2. The method of claim 1, wherein determining the metric includes determining at least one selected from the group consisting of accuracy and recall.

3. The method of claim 1, wherein determining the metric includes generating ground truth ranked instances based on the ranked instances and ground truth instances, wherein the ground truth instances corresponds to error free data.

4. The method of claim 3, wherein determining the metric includes generating a first ranking curve based on the metric.

5. The method of claim 4, wherein determining the metric includes determining a first area under curve of the first ranking curve.

6. The method of claim 5, wherein determining the metric includes generating a second ranking curve based on the ground truth ranked instances.

7. The method of claim 6, wherein determining the metric includes determining a second area under curve of the second ranking curve.

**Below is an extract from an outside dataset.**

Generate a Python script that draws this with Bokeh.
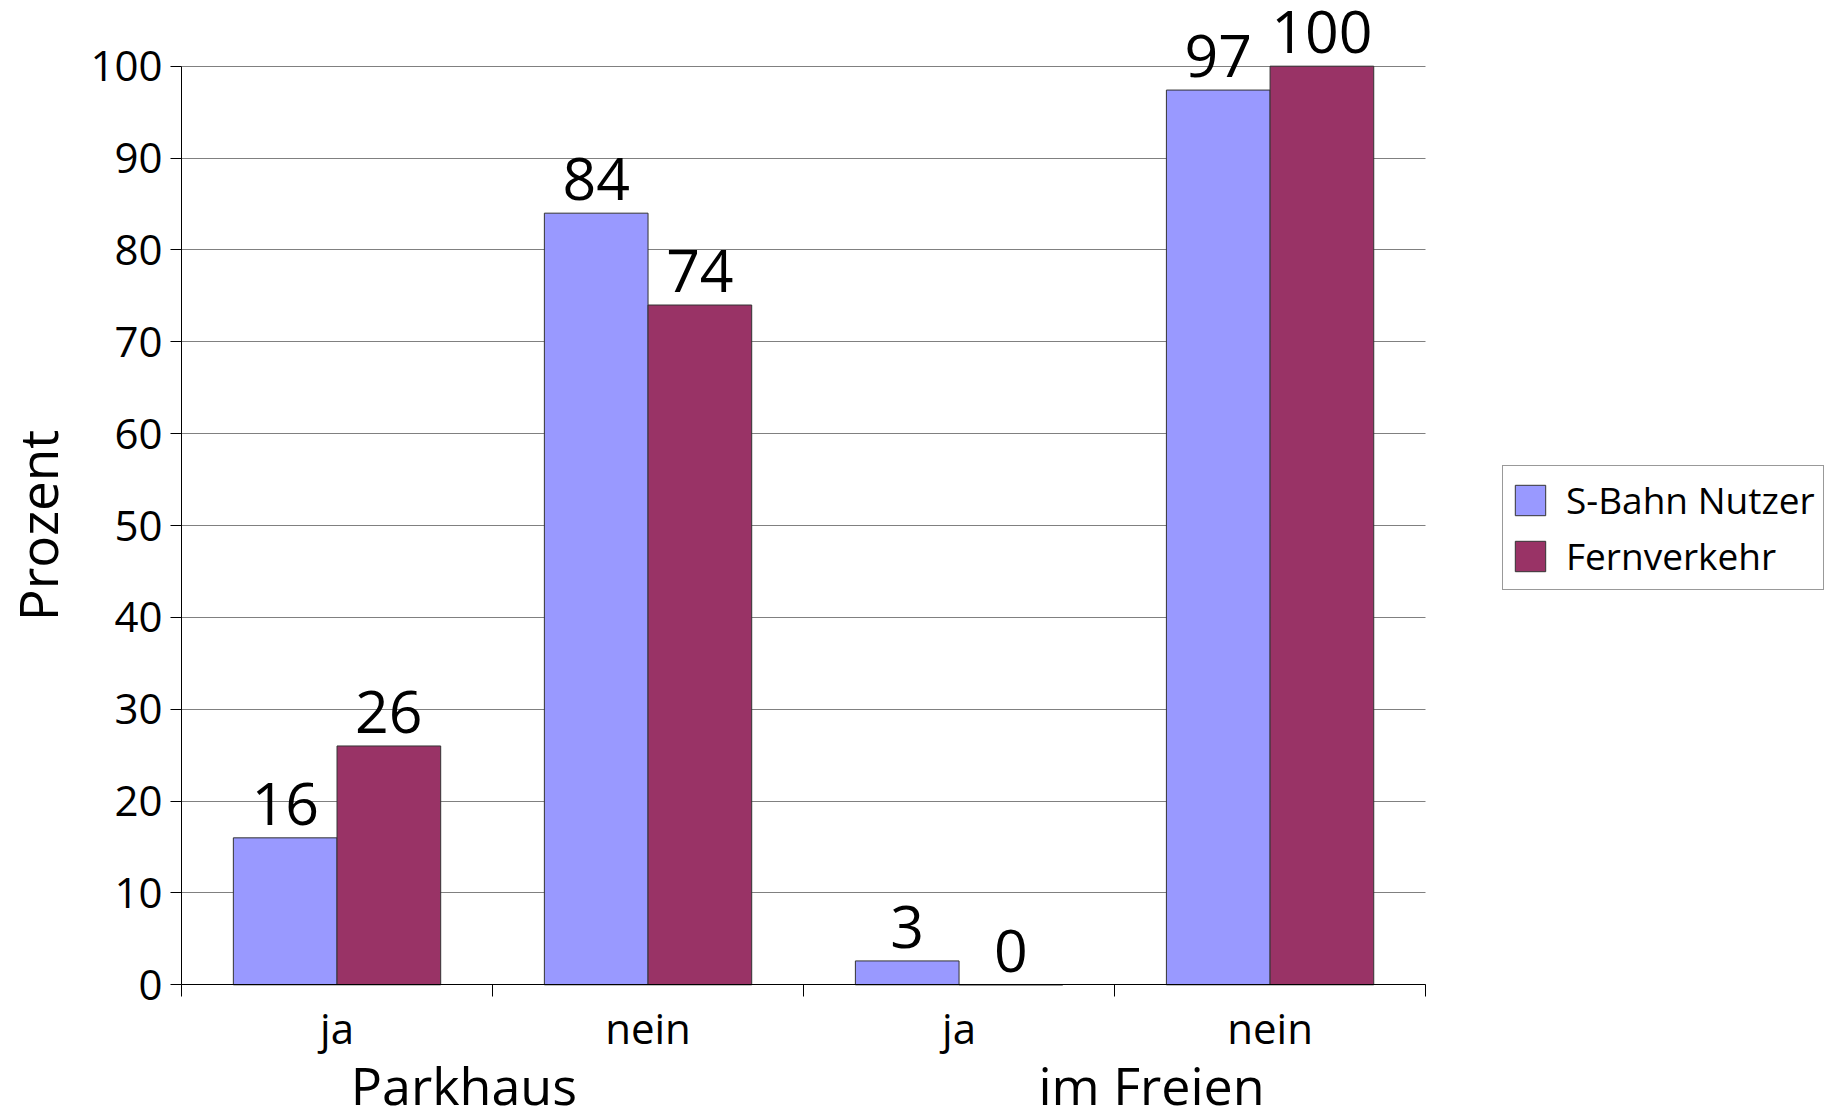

8. The method of claim 7, wherein determining the metric includes determining a ranking index based on the first area under curve and the second area under curve, and wherein the one or more parameters of the machine learning model are adjusted based on at least one of the ranking index and the first area under curve.

9. A system comprising:

a memory storing instructions; and

a processor, coupled with the memory and configured to execute the instructions, the instructions when executed cause the processor to: receive data instances; determine ranked instances based on the data instances and a machine learning model; determine a metric based on the ranked instances; and output an adjusted machine learning model generated by adjusting one or more parameters of the machine learning model based on the metric.

10. The system of claim 9, wherein determining the metric includes determining at least one selected from the group consisting of accuracy and recall.

11. The system of claim 9, wherein determining the metric includes generating ground truth ranked instances based on the ranked instances and ground truth instances, wherein the ground truth instances corresponds to error free data.

12. The system of claim 11, wherein determining the metric includes generating a first ranking curve based on the metric.

13. The system of claim 12, wherein determining the metric includes determining a first area under curve of the first ranking curve.

14. The system of claim 13, wherein determining the metric includes generating a second ranking curve based on the ground truth ranked instances.

15. The system of claim 14, wherein determining the metric includes determining a second area under curve of the second ranking curve.

16. The system of claim 15, wherein determining the metric includes determining a ranking index based on the first area under curve and the second area under curve, and wherein the one or more parameters of the machine learning model are adjusted based on at least one of the ranking index and the first area under curve.

17. A non-transitory computer readable medium comprising stored instructions, which when executed by a processor, cause the processor to:

receive data instances;

determine ranked instances based on the data instances and a machine learning model,

determine ground truth ranked instances based on the data instances, ground truth data instances, and the machine learning model, wherein the ground truth data instances are free from errors;

determine a first metric based on the ranked instances and a second metric based on the ground truth ranked instances;

determine a ranking index based on a comparison of the first metric and the second metric; and

output an adjusted machine learning model generated by adjusting one or more parameters of the machine learning model based on the ranking index.

18. The non-transitory computer readable medium of claim 17, wherein the processor is further caused to generate a first ranking curve based on the first metric and a second ranking curve based on the second metric.

19. The non-transitory computer readable medium of claim 18, wherein the processor is further caused to determine a first area under curve of the first ranking curve and a second area under curve of the second ranking curve.

20. The non-transitory computer readable medium of claim 19, wherein determining the ranking index comprises determining the ranking index based on a comparison of the first area under curve and the second area under curve.